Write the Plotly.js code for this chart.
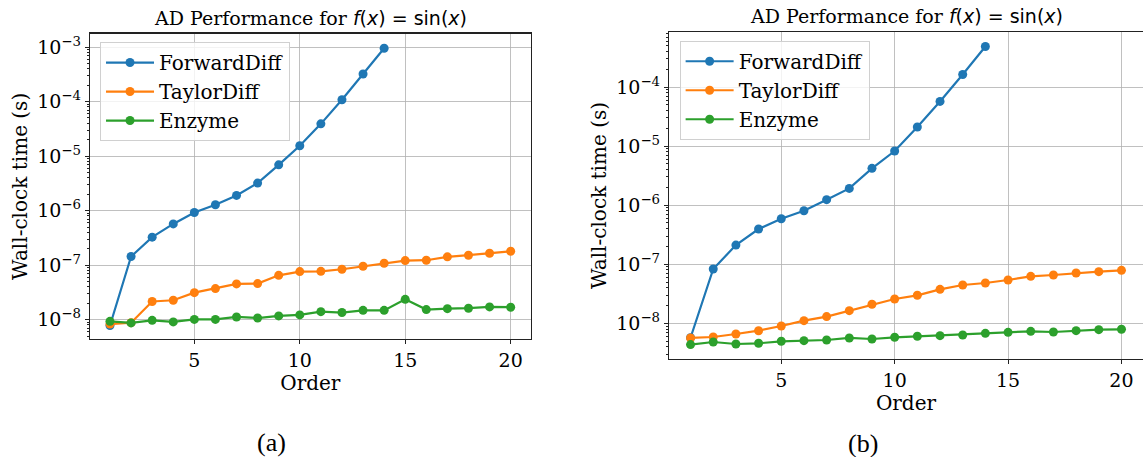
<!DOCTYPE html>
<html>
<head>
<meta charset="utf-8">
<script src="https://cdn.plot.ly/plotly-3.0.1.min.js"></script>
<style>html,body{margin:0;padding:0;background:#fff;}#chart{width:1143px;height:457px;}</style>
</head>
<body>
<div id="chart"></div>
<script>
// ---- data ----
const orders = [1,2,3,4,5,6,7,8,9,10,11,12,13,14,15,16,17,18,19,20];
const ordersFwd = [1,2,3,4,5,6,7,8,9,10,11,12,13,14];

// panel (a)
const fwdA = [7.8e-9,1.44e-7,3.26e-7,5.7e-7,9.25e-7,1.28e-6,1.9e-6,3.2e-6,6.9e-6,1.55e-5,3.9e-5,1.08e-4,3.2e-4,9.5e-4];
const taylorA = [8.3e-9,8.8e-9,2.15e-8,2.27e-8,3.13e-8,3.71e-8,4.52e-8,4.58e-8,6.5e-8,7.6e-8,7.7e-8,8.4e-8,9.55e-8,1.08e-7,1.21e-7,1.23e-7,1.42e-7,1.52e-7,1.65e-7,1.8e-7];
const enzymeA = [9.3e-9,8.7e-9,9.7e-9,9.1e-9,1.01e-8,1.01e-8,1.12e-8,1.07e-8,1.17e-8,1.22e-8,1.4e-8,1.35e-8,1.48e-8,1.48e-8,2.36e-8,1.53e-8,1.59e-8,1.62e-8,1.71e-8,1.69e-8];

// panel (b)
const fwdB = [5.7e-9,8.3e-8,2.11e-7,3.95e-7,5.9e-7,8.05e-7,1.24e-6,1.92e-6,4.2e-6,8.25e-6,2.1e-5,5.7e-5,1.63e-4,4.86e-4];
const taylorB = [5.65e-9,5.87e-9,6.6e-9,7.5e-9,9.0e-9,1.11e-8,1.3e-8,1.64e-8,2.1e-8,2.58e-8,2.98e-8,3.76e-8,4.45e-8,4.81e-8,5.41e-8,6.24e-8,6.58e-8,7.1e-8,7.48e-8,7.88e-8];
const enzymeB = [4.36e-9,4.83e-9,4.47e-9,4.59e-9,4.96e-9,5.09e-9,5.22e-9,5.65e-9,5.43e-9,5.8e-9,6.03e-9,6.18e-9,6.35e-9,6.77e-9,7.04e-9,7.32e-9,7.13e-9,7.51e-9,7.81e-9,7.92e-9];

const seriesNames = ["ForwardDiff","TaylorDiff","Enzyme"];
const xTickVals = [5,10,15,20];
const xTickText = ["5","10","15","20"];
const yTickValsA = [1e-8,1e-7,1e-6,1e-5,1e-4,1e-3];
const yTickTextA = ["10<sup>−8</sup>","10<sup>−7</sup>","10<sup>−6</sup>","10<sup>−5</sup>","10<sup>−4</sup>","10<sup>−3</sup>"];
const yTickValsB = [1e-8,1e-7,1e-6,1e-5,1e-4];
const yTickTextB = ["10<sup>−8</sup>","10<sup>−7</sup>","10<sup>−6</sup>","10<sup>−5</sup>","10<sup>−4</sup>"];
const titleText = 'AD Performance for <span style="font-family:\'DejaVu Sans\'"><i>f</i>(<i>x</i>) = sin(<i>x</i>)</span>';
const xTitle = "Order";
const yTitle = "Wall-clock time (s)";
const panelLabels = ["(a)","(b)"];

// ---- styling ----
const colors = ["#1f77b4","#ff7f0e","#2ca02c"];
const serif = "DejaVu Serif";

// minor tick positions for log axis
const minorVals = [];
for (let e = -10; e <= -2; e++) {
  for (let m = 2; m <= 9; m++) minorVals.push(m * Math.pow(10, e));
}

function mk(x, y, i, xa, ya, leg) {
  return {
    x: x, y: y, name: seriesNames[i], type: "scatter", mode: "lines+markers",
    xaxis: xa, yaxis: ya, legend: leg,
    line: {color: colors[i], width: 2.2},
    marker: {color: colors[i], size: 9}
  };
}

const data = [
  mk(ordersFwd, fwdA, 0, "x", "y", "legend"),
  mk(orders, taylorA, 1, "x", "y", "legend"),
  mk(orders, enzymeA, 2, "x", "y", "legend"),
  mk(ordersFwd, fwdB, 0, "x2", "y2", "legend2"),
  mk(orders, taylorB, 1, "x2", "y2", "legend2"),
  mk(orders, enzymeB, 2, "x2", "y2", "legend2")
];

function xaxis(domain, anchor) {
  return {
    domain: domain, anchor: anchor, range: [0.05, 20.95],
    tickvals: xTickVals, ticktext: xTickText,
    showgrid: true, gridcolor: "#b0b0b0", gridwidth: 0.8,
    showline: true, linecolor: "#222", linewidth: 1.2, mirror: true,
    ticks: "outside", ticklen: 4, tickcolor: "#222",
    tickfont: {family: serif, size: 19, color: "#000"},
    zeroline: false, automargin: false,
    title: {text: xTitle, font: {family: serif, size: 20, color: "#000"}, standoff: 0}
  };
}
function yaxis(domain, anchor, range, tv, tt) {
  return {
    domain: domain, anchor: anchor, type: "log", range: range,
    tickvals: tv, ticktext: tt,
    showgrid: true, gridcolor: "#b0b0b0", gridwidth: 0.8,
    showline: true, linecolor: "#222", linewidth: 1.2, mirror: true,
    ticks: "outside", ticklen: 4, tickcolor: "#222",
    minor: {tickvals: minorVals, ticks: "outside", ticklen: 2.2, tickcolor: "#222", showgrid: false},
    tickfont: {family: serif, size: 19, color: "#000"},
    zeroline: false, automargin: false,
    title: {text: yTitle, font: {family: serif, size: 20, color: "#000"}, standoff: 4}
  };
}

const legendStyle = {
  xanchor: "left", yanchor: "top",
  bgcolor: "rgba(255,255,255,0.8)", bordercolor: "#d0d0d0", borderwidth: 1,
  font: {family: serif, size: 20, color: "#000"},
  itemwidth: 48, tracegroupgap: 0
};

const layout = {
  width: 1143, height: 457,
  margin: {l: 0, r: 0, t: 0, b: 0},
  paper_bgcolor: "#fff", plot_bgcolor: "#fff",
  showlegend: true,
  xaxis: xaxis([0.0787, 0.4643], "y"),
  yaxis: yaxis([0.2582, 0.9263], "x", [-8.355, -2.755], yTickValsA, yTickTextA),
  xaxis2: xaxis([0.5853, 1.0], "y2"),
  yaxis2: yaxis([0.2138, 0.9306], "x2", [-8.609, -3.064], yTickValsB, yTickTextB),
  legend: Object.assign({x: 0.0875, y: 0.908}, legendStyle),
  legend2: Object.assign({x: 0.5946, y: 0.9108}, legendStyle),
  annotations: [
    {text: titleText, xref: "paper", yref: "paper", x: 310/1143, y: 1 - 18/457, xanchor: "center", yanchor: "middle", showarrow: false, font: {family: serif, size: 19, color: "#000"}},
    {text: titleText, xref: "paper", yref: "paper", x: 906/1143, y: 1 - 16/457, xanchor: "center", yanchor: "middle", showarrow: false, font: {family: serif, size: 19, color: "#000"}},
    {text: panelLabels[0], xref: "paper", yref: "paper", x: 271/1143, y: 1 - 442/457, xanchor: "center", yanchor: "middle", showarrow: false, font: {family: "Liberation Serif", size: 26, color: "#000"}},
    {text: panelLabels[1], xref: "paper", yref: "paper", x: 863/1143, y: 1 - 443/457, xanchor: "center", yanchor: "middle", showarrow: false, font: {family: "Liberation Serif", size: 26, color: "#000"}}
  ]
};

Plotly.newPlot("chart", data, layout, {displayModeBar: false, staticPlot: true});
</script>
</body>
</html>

Required work: Without the pictures, write out the whole listing above exactly as it appears.

Result of this exercise:
Write the Plotly.js code for this chart.
<!DOCTYPE html>
<html>
<head>
<meta charset="utf-8">
<script src="https://cdn.plot.ly/plotly-3.0.1.min.js"></script>
<style>html,body{margin:0;padding:0;background:#fff;}#chart{width:1143px;height:457px;}</style>
</head>
<body>
<div id="chart"></div>
<script>
// ---- data ----
const orders = [1,2,3,4,5,6,7,8,9,10,11,12,13,14,15,16,17,18,19,20];
const ordersFwd = [1,2,3,4,5,6,7,8,9,10,11,12,13,14];

// panel (a)
const fwdA = [7.8e-9,1.44e-7,3.26e-7,5.7e-7,9.25e-7,1.28e-6,1.9e-6,3.2e-6,6.9e-6,1.55e-5,3.9e-5,1.08e-4,3.2e-4,9.5e-4];
const taylorA = [8.3e-9,8.8e-9,2.15e-8,2.27e-8,3.13e-8,3.71e-8,4.52e-8,4.58e-8,6.5e-8,7.6e-8,7.7e-8,8.4e-8,9.55e-8,1.08e-7,1.21e-7,1.23e-7,1.42e-7,1.52e-7,1.65e-7,1.8e-7];
const enzymeA = [9.3e-9,8.7e-9,9.7e-9,9.1e-9,1.01e-8,1.01e-8,1.12e-8,1.07e-8,1.17e-8,1.22e-8,1.4e-8,1.35e-8,1.48e-8,1.48e-8,2.36e-8,1.53e-8,1.59e-8,1.62e-8,1.71e-8,1.69e-8];

// panel (b)
const fwdB = [5.7e-9,8.3e-8,2.11e-7,3.95e-7,5.9e-7,8.05e-7,1.24e-6,1.92e-6,4.2e-6,8.25e-6,2.1e-5,5.7e-5,1.63e-4,4.86e-4];
const taylorB = [5.65e-9,5.87e-9,6.6e-9,7.5e-9,9.0e-9,1.11e-8,1.3e-8,1.64e-8,2.1e-8,2.58e-8,2.98e-8,3.76e-8,4.45e-8,4.81e-8,5.41e-8,6.24e-8,6.58e-8,7.1e-8,7.48e-8,7.88e-8];
const enzymeB = [4.36e-9,4.83e-9,4.47e-9,4.59e-9,4.96e-9,5.09e-9,5.22e-9,5.65e-9,5.43e-9,5.8e-9,6.03e-9,6.18e-9,6.35e-9,6.77e-9,7.04e-9,7.32e-9,7.13e-9,7.51e-9,7.81e-9,7.92e-9];

const seriesNames = ["ForwardDiff","TaylorDiff","Enzyme"];
const xTickVals = [5,10,15,20];
const xTickText = ["5","10","15","20"];
const yTickValsA = [1e-8,1e-7,1e-6,1e-5,1e-4,1e-3];
const yTickTextA = ["10<sup>−8</sup>","10<sup>−7</sup>","10<sup>−6</sup>","10<sup>−5</sup>","10<sup>−4</sup>","10<sup>−3</sup>"];
const yTickValsB = [1e-8,1e-7,1e-6,1e-5,1e-4];
const yTickTextB = ["10<sup>−8</sup>","10<sup>−7</sup>","10<sup>−6</sup>","10<sup>−5</sup>","10<sup>−4</sup>"];
const titleText = 'AD Performance for <span style="font-family:\'DejaVu Sans\'"><i>f</i>(<i>x</i>) = sin(<i>x</i>)</span>';
const xTitle = "Order";
const yTitle = "Wall-clock time (s)";
const panelLabels = ["(a)","(b)"];

// ---- styling ----
const colors = ["#1f77b4","#ff7f0e","#2ca02c"];
const serif = "DejaVu Serif";

// minor tick positions for log axis
const minorVals = [];
for (let e = -10; e <= -2; e++) {
  for (let m = 2; m <= 9; m++) minorVals.push(m * Math.pow(10, e));
}

function mk(x, y, i, xa, ya, leg) {
  return {
    x: x, y: y, name: seriesNames[i], type: "scatter", mode: "lines+markers",
    xaxis: xa, yaxis: ya, legend: leg,
    line: {color: colors[i], width: 2.2},
    marker: {color: colors[i], size: 9}
  };
}

const data = [
  mk(ordersFwd, fwdA, 0, "x", "y", "legend"),
  mk(orders, taylorA, 1, "x", "y", "legend"),
  mk(orders, enzymeA, 2, "x", "y", "legend"),
  mk(ordersFwd, fwdB, 0, "x2", "y2", "legend2"),
  mk(orders, taylorB, 1, "x2", "y2", "legend2"),
  mk(orders, enzymeB, 2, "x2", "y2", "legend2")
];

function xaxis(domain, anchor) {
  return {
    domain: domain, anchor: anchor, range: [0.05, 20.95],
    tickvals: xTickVals, ticktext: xTickText,
    showgrid: true, gridcolor: "#b0b0b0", gridwidth: 0.8,
    showline: true, linecolor: "#222", linewidth: 1.2, mirror: true,
    ticks: "outside", ticklen: 4, tickcolor: "#222",
    tickfont: {family: serif, size: 19, color: "#000"},
    zeroline: false, automargin: false,
    title: {text: xTitle, font: {family: serif, size: 20, color: "#000"}, standoff: 0}
  };
}
function yaxis(domain, anchor, range, tv, tt) {
  return {
    domain: domain, anchor: anchor, type: "log", range: range,
    tickvals: tv, ticktext: tt,
    showgrid: true, gridcolor: "#b0b0b0", gridwidth: 0.8,
    showline: true, linecolor: "#222", linewidth: 1.2, mirror: true,
    ticks: "outside", ticklen: 4, tickcolor: "#222",
    minor: {tickvals: minorVals, ticks: "outside", ticklen: 2.2, tickcolor: "#222", showgrid: false},
    tickfont: {family: serif, size: 19, color: "#000"},
    zeroline: false, automargin: false,
    title: {text: yTitle, font: {family: serif, size: 20, color: "#000"}, standoff: 4}
  };
}

const legendStyle = {
  xanchor: "left", yanchor: "top",
  bgcolor: "rgba(255,255,255,0.8)", bordercolor: "#d0d0d0", borderwidth: 1,
  font: {family: serif, size: 20, color: "#000"},
  itemwidth: 48, tracegroupgap: 0
};

const layout = {
  width: 1143, height: 457,
  margin: {l: 0, r: 0, t: 0, b: 0},
  paper_bgcolor: "#fff", plot_bgcolor: "#fff",
  showlegend: true,
  xaxis: xaxis([0.0787, 0.4643], "y"),
  yaxis: yaxis([0.2582, 0.9263], "x", [-8.355, -2.755], yTickValsA, yTickTextA),
  xaxis2: xaxis([0.5853, 1.0], "y2"),
  yaxis2: yaxis([0.2138, 0.9306], "x2", [-8.609, -3.064], yTickValsB, yTickTextB),
  legend: Object.assign({x: 0.0875, y: 0.908}, legendStyle),
  legend2: Object.assign({x: 0.5946, y: 0.9108}, legendStyle),
  annotations: [
    {text: titleText, xref: "paper", yref: "paper", x: 310/1143, y: 1 - 18/457, xanchor: "center", yanchor: "middle", showarrow: false, font: {family: serif, size: 19, color: "#000"}},
    {text: titleText, xref: "paper", yref: "paper", x: 906/1143, y: 1 - 16/457, xanchor: "center", yanchor: "middle", showarrow: false, font: {family: serif, size: 19, color: "#000"}},
    {text: panelLabels[0], xref: "paper", yref: "paper", x: 271/1143, y: 1 - 442/457, xanchor: "center", yanchor: "middle", showarrow: false, font: {family: "Liberation Serif", size: 26, color: "#000"}},
    {text: panelLabels[1], xref: "paper", yref: "paper", x: 863/1143, y: 1 - 443/457, xanchor: "center", yanchor: "middle", showarrow: false, font: {family: "Liberation Serif", size: 26, color: "#000"}}
  ]
};

Plotly.newPlot("chart", data, layout, {displayModeBar: false, staticPlot: true});
</script>
</body>
</html>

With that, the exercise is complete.